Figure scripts
----------------

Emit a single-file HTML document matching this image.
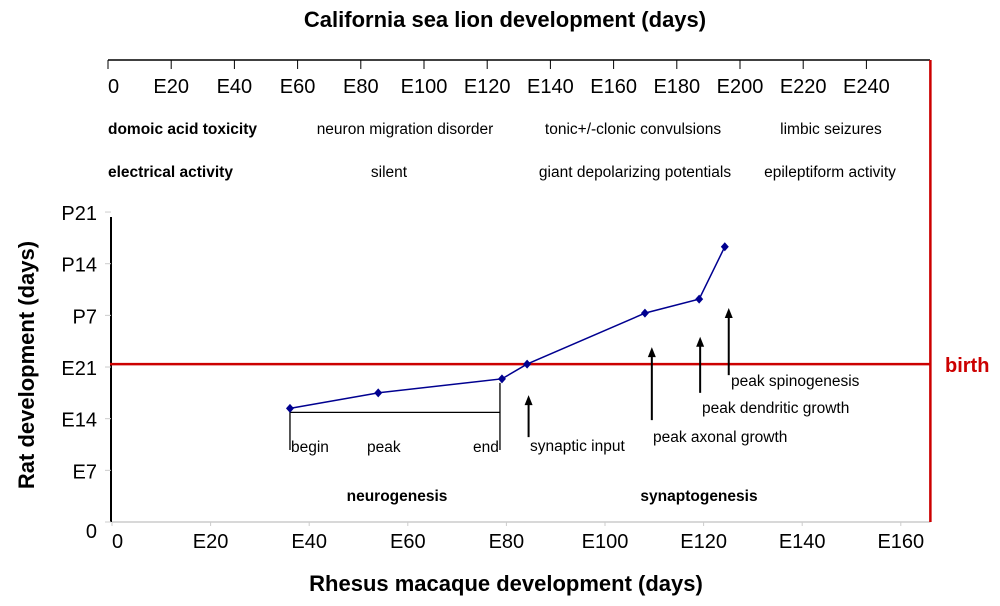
<!DOCTYPE html>
<html><head><meta charset="utf-8"><style>
body{margin:0;background:#fff;}
svg{display:block;font-family:"Liberation Sans",Arial,sans-serif;}
</style></head><body>
<svg width="1000" height="606" viewBox="0 0 1000 606" xmlns="http://www.w3.org/2000/svg">
<text x="505" y="27" font-size="22" font-weight="bold" text-anchor="middle">California sea lion development (days)</text>
<line x1="108" y1="60" x2="930" y2="60" stroke="#000" stroke-width="1.5"/>
<g id="topticks"></g>
<g font-size="15.5">
<text x="108" y="134" font-weight="bold">domoic acid toxicity</text>
<text x="405" y="134" text-anchor="middle">neuron migration disorder</text>
<text x="633" y="134" text-anchor="middle">tonic+/-clonic convulsions</text>
<text x="831" y="134" text-anchor="middle">limbic seizures</text>
<text x="108" y="177" font-weight="bold">electrical activity</text>
<text x="389" y="177" text-anchor="middle">silent</text>
<text x="635" y="177" text-anchor="middle">giant depolarizing potentials</text>
<text x="830" y="177" text-anchor="middle">epileptiform activity</text>
</g>
<text transform="translate(34,365) rotate(-90)" font-size="22" font-weight="bold" text-anchor="middle">Rat development (days)</text>
<text x="506" y="591" font-size="22" font-weight="bold" text-anchor="middle">Rhesus macaque development (days)</text>
<g id="axes"></g>
<g id="marks"></g>
<g font-size="15.5">
<text x="291" y="452">begin</text>
<text x="367" y="452">peak</text>
<text x="473" y="452">end</text>
<text x="530" y="451">synaptic input</text>
<text x="653" y="442">peak axonal growth</text>
<text x="702" y="413">peak dendritic growth</text>
<text x="731" y="386">peak spinogenesis</text>
<text x="397" y="501" font-weight="bold" text-anchor="middle">neurogenesis</text>
<text x="699" y="501" font-weight="bold" text-anchor="middle">synaptogenesis</text>
</g>
<text x="945" y="372" font-size="20" font-weight="bold" fill="#cc0000">birth</text>
</svg>
<script>
const macaqueDays=[36.1,54,79.1,84.2,108.1,119.1,124.3];
const ratDays=[15.4,17.5,19.4,21.4,28.3,30.2,37.3];
const xTickVals=[0,20,40,60,80,100,120,140,160];
const xTickLabels=["0","E20","E40","E60","E80","E100","E120","E140","E160"];
const yTickVals=[0,7,14,21,28,35,42];
const yTickLabels=["0","E7","E14","E21","P7","P14","P21"];
const topTickLabels=["0","E20","E40","E60","E80","E100","E120","E140","E160","E180","E200","E220","E240"];
const birthRat=21.4;
const birthMacaque=166;
const arrowsX=[84.5,109.5,119.3,125.1];
const arrowsTop=[17.2,23.7,25.1,29.0];
const arrowsBottom=[11.5,13.8,17.5,19.9];

const NS="http://www.w3.org/2000/svg";
const xS=d=>112+d*4.93;
const yS=d=>522-d*7.38;
const xTop=d=>108+d*3.16;
function mk(t,a,p){const e=document.createElementNS(NS,t);for(const k in a)e.setAttribute(k,a[k]);p.appendChild(e);return e;}
const axesG=document.getElementById('axes'),marksG=document.getElementById('marks'),topG=document.getElementById('topticks');

topTickLabels.forEach((lab,i)=>{const x=xTop(i*20);
mk('line',{x1:x,y1:60,x2:x,y2:69,stroke:'#000','stroke-width':1},topG);
const t=mk('text',{x:x,y:93,'font-size':20,'text-anchor':i==0?'start':'middle'},topG);t.textContent=lab;

});

let l=mk('line',{x1:xS(0),y1:yS(0),x2:xS(birthMacaque),y2:yS(0),stroke:'#ccc','stroke-width':1.5},axesG);


l=mk('line',{x1:111,y1:yS(42)+5,x2:111,y2:yS(0),stroke:'#000','stroke-width':2},axesG);


xTickVals.forEach((v,i)=>{mk('line',{x1:xS(v),y1:yS(0),x2:xS(v),y2:yS(0)+4,stroke:'#ccc'},axesG);
const t=mk('text',{x:xS(v),y:548,'font-size':20,'text-anchor':i==0?'start':'middle'},axesG);t.textContent=xTickLabels[i];

});
yTickVals.forEach((v,i)=>{mk('line',{x1:105,y1:yS(v),x2:111,y2:yS(v),stroke:'#ccc'},axesG);
const t=mk('text',{x:97,y:yS(v)+(i==0?16:8),'font-size':20,'text-anchor':'end'},axesG);t.textContent=yTickLabels[i];

});

l=mk('line',{x1:110,y1:yS(birthRat),x2:xS(birthMacaque),y2:yS(birthRat),stroke:'#cc0000','stroke-width':2.5},axesG);


l=mk('line',{x1:xS(birthMacaque),y1:60,x2:xS(birthMacaque),y2:522,stroke:'#cc0000','stroke-width':2.5},axesG);



const b1=xS(macaqueDays[0]),b2=xS(macaqueDays[2])-2,by=yS(ratDays[0])+4;
l=mk('path',{d:`M${b1},${yS(ratDays[0])} V450 M${b1},${by} H${b2} M${b2},${yS(ratDays[2])+4} V450`,stroke:'#000','stroke-width':1.3,fill:'none'},axesG);



arrowsX.forEach((v,i)=>{const x=xS(v),y1=yS(arrowsTop[i]),y2=yS(arrowsBottom[i]);
const g=mk('g',{},marksG);


mk('line',{x1:x,y1:y1+8,x2:x,y2:y2,stroke:'#000','stroke-width':2},g);
mk('path',{d:`M${x-4},${y1+10} L${x},${y1} L${x+4},${y1+10}Z`,fill:'#000'},g);});

const pl=mk('polyline',{points:macaqueDays.map((d,i)=>xS(d)+','+yS(ratDays[i])).join(' '),fill:'none',stroke:'#000090','stroke-width':1.5},marksG);


macaqueDays.forEach((d,i)=>{const x=xS(d),y=yS(ratDays[i]);
const p=mk('path',{d:`M${x},${y-4.5} L${x+4},${y} L${x},${y+4.5} L${x-4},${y}Z`,fill:'#000090'},marksG);

});
</script>
</body></html>
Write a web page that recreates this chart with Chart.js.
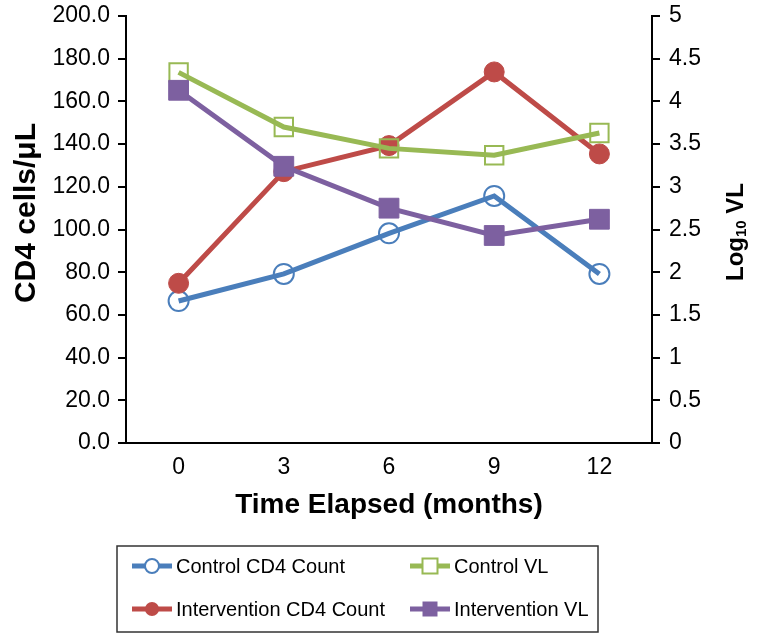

----------------

Track down every line with the word "this" and copy it.

Emit a single-file HTML document matching this image.
Write a web page that recreates this chart with Chart.js.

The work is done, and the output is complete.